İnsan, her hangi bir konuda tarafsız düşünmeyi engelleyen her türlü inanışı “ait oluş” değil tehdit olarak algılamadıkça, işleyebileceği her suça kendisini ikna edebilecek bir bahane oluşturabilir. Unutmayın bağnaz olmak için mutlaka bir ideoloji şart değil. Taraftarlık, okuldaşlık, akrabalık bile sağlıklı düşünmenizi engelleyebilir.

İdeolojiyi kabul etmeyenleri toplama kamplarına  göndermek, hapiste tutmak makul karşılanabilir. Din adına öldürmek öğülebilir. Taraftarlık adına diğer takımın bayrağını sallayan arabaya saldırmak (hatta döner bıçağı ile maça gitmek) garip karşılanmayabilir. Sadece kendi okulumuzdan mezun olanları işe almamız desteklenir. Giderek sağlıklı düşünme yeteneğimiz kaybolur.

Oysa yaratıcılık, kendisini tutan bağlardan kurtulduğu zaman yücelir.

😉

Kategori: yaşamın içinden

“-izm’siz düşünmek” yazısına şu ana kadar 8 yorum yapılmış:

  1. İdeoloji hele bir de dogmalarla beyinleri yıkarsa çok tehlikeli sonuçlar ortaya çıkabilir.

    Bunun ilacı bireysel olarak kendini yeniden yaratma ve özgür düşüncedir.

  2. Hocam, aklıma kazınmış sevdiğim bir Cemil Meriç sözü var, kitapları da hep başucumdadır: “İzm’ler idrakimize giydirilmiş deli gömlekleridir”.

  3. Bu yazının devamı

  4. Hangi takımı tutarlarsa tutsunlar, aşırı taraftar olanları garipserim.
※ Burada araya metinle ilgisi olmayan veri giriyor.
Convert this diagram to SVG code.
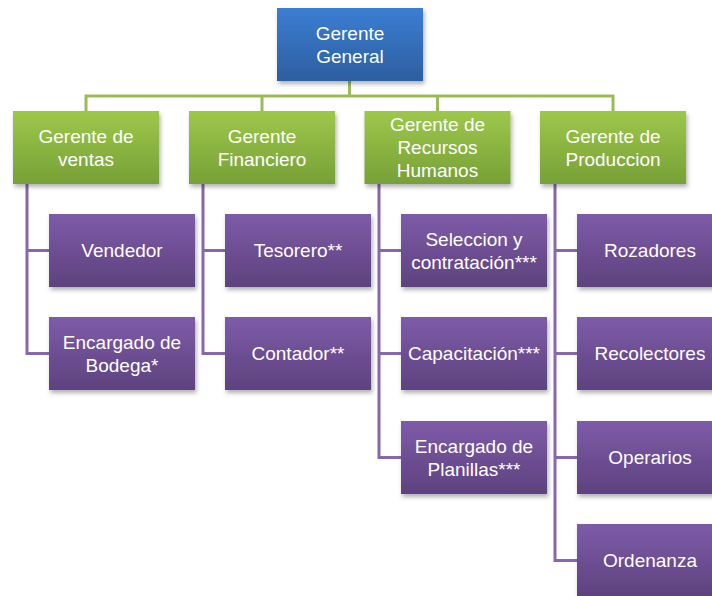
<svg xmlns="http://www.w3.org/2000/svg" width="712" height="596" viewBox="0 0 712 596">
<defs>
<linearGradient id="gb" x1="0" y1="0" x2="0" y2="1"><stop offset="0" stop-color="#3b7dd3"/><stop offset="1" stop-color="#2d5e9f"/></linearGradient>
<linearGradient id="gg" x1="0" y1="0" x2="0" y2="1"><stop offset="0" stop-color="#9dc84b"/><stop offset="1" stop-color="#77a036"/></linearGradient>
<linearGradient id="gp" x1="0" y1="0" x2="0" y2="1"><stop offset="0" stop-color="#7e5ba8"/><stop offset="1" stop-color="#5d427e"/></linearGradient>
<filter id="sh" x="-10%" y="-10%" width="125%" height="135%"><feDropShadow dx="1.5" dy="3" stdDeviation="2" flood-color="#000" flood-opacity="0.3"/></filter>
</defs>
<style>
rect{filter:url(#sh)}
.b{fill:url(#gb)}
.g{fill:url(#gg)}
.p{fill:url(#gp)}
text{font-family:"Liberation Sans",Arial,sans-serif;font-size:19px;fill:#fff;text-anchor:middle}
.lg{fill:none;stroke:#9bbb59;stroke-width:3}
.lp{fill:none;stroke:#8767ad;stroke-width:3}
</style>
<rect width="712" height="596" fill="#fff" style="filter:none"/>
<g id="connectors">
<path class="lg" d="M349.5 81V96M86 111V96H613V111M262 96V111M437.5 96V111"/>
<path class="lp" d="M27 184V353.5H49M27 250.5H49"/>
<path class="lp" d="M203 184V353.5H225M203 250.5H225"/>
<path class="lp" d="M379 184V457.5H401M379 250.5H401M379 353.5H401"/>
<path class="lp" d="M555 184V560.5H577M555 250.5H577M555 353.5H577M555 457.5H577"/>
</g>
<g id="gerente-general"><rect class="b" x="277" y="8" width="146" height="73"/><text x="350" y="39.5">Gerente</text><text x="350" y="62.5">General</text></g>
<g id="gerente-ventas"><rect class="g" x="13" y="111" width="146" height="73"/><text x="86" y="142.5">Gerente de</text><text x="86" y="165.5">ventas</text></g>
<g id="gerente-financiero"><rect class="g" x="189" y="111" width="146" height="73"/><text x="262" y="142.5">Gerente</text><text x="262" y="165.5">Financiero</text></g>
<g id="gerente-rrhh"><rect class="g" x="364.5" y="111" width="146" height="73"/><text x="437.5" y="131">Gerente de</text><text x="437.5" y="154">Recursos</text><text x="437.5" y="177">Humanos</text></g>
<g id="gerente-produccion"><rect class="g" x="540" y="111" width="146" height="73"/><text x="613" y="142.5">Gerente de</text><text x="613" y="165.5">Produccion</text></g>
<g id="vendedor"><rect class="p" x="49" y="214" width="146" height="73"/><text x="122" y="257">Vendedor</text></g>
<g id="encargado-bodega"><rect class="p" x="49" y="317" width="146" height="73"/><text x="122" y="348.5">Encargado de</text><text x="122" y="371.5">Bodega*</text></g>
<g id="tesorero"><rect class="p" x="225" y="214" width="146" height="73"/><text x="298" y="257">Tesorero**</text></g>
<g id="contador"><rect class="p" x="225" y="317" width="146" height="73"/><text x="298" y="360">Contador**</text></g>
<g id="seleccion"><rect class="p" x="401" y="214" width="146" height="73"/><text x="474" y="245.5">Seleccion y</text><text x="474" y="268.5">contratación***</text></g>
<g id="capacitacion"><rect class="p" x="401" y="317" width="146" height="73"/><text x="474" y="360">Capacitación***</text></g>
<g id="encargado-planillas"><rect class="p" x="401" y="421" width="146" height="73"/><text x="474" y="452.5">Encargado de</text><text x="474" y="475.5">Planillas***</text></g>
<g id="rozadores"><rect class="p" x="577" y="214" width="146" height="73"/><text x="650" y="257">Rozadores</text></g>
<g id="recolectores"><rect class="p" x="577" y="317" width="146" height="73"/><text x="650" y="360">Recolectores</text></g>
<g id="operarios"><rect class="p" x="577" y="421" width="146" height="73"/><text x="650" y="464">Operarios</text></g>
<g id="ordenanza"><rect class="p" x="577" y="524" width="146" height="73"/><text x="650" y="567">Ordenanza</text></g>
</svg>
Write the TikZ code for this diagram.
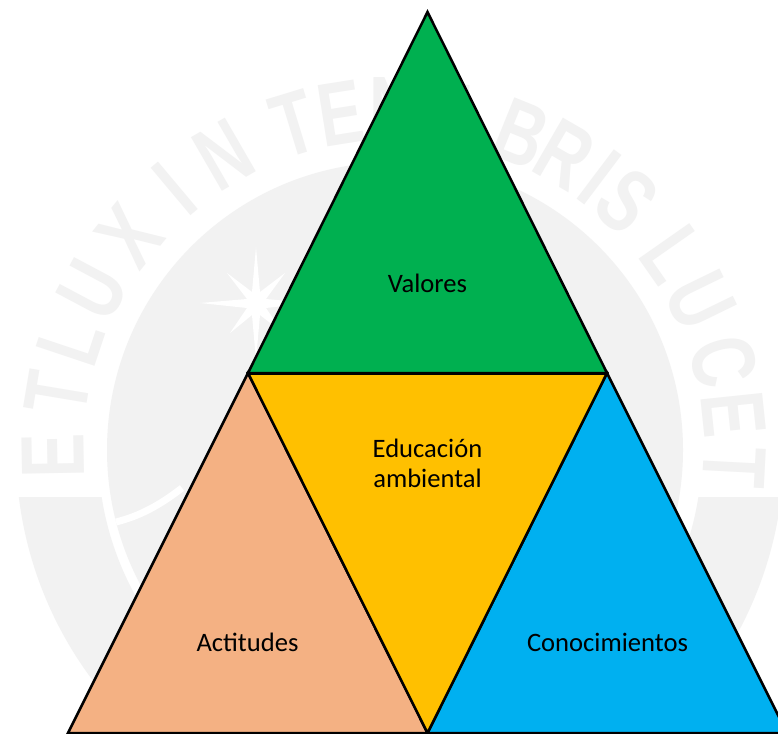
\documentclass[tikz,border=0pt]{standalone}
\usepackage{fontspec}
\usetikzlibrary{calc}
\setmainfont{Carlito}
\newfontfamily\wmfont{Liberation Sans}
\definecolor{wm}{HTML}{F2F2F2}
\definecolor{cgreen}{HTML}{00B050}
\definecolor{corange}{HTML}{FFC000}
\definecolor{cblue}{HTML}{00B0F0}
\definecolor{cpeach}{HTML}{F4B183}
\tikzset{
  tri/.style={draw=black,line width=2.5pt,line join=miter,miter limit=3},
  lbl/.style={text=black,font=\fontsize{26.6}{29.5}\selectfont,align=center,inner sep=0pt},
  wmletter/.style={text=wm,font=\wmfont\fontsize{90}{90}\selectfont,inner sep=0pt,xscale=.74}
}
\begin{document}
\begin{tikzpicture}[x=1pt,y=-1pt]
\useasboundingbox (0,0) rectangle (778,733);
\clip (0,0) rectangle (778,733);
\fill[white] (0,0) rectangle (778,733);
% watermark
\coordinate (c) at (394,450);
\fill[wm,even odd rule] (400,450) circle[radius=384] (400,450) circle[radius=302];
\fill[white] (0,0) rectangle (778,497);
\fill[wm] (395,450) circle[radius=288];
\draw[white,line width=7pt] (116,522) .. controls (140,516) and (160,505) .. (182,488);
\fill[white] (256,247) -- (260,292) -- (285,273) -- (266,299) -- (310,303) -- (266,308) -- (283,333) -- (260,315) -- (256,360) -- (252,315) -- (230,333) -- (247,308) -- (200,303) -- (247,299) -- (227,273) -- (252,292) -- cycle;
\foreach \ch/\a in {E/181,T/170.5,L/161.5,U/152,X/141,I/130,N/120,T/107,E/99,N/90,E/81,B/68,R/60,I/53,S/47,L/35,U/26,C/15,E/6,T/-3}{
  \node[rotate=\a-90,wmletter] at ($(c)+(\a:341 and -341)$) {\bfseries\ch};
}
% triangles
\coordinate (top) at (427.5,12);
\coordinate (ml) at (248,373);
\coordinate (mr) at (607,373);
\coordinate (bl) at (68,733);
\coordinate (bm) at (427.5,733);
\coordinate (br) at (787,733);
\draw[tri,fill=cpeach] (ml) -- (bm) -- (bl) -- cycle;
\draw[tri,fill=cblue] (mr) -- (br) -- (bm) -- cycle;
\draw[tri,fill=corange] (ml) -- (mr) -- (bm) -- cycle;
\draw[tri,fill=cgreen] (top) -- (mr) -- (ml) -- cycle;
\draw[black,line width=3pt] (ml) -- (mr);
\node[lbl] (valores) at (427.5,283) {Valores};
\node[lbl] (edu) at (427.5,463.5) {Educación\\ambiental};
\node[lbl] (act) at (247.5,642.5) {Actitudes};
\node[lbl] (con) at (607.5,642.5) {Conocimientos};
\end{tikzpicture}
\end{document}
Eğlence sektörünün bir ürünü için bunca kıyamet koparılmasının toplumsal ve siyasi boyutları daha çok ilgimi çeker.

  5. –izm’siz düşünmeyi anlayabilecek olsalar  tartışacağım. Ama arkadaşların hazım sorunu var.

  6. Bilimsel düşünme yeteneği olmayan veya -izm’siz düşünemeyenler, profesyonelliği “birilerini kontrol etmek, sömürmek için tezgahlanmış” sanabilirler.

  7. Konulara fanatikçe bakan ve anlamlı gerekçe düşünmeyip ilk okuduğu 3 – 5 satır ile fikir sahibi olanlar, “hıyarım var diyene tuz alıp koşanlar” egemen güçlerin ekmeğine yağ sürer.

  8. Okumadıkça kendi fikrimizi destekleyen kısa mesajlara itibar edilir. Böylece sorgulama azalır. Bağımsız düşünen ama sorumluluk sahibi, ilkeleri olan ama sorgulayan olmaktan uzaklaşılır.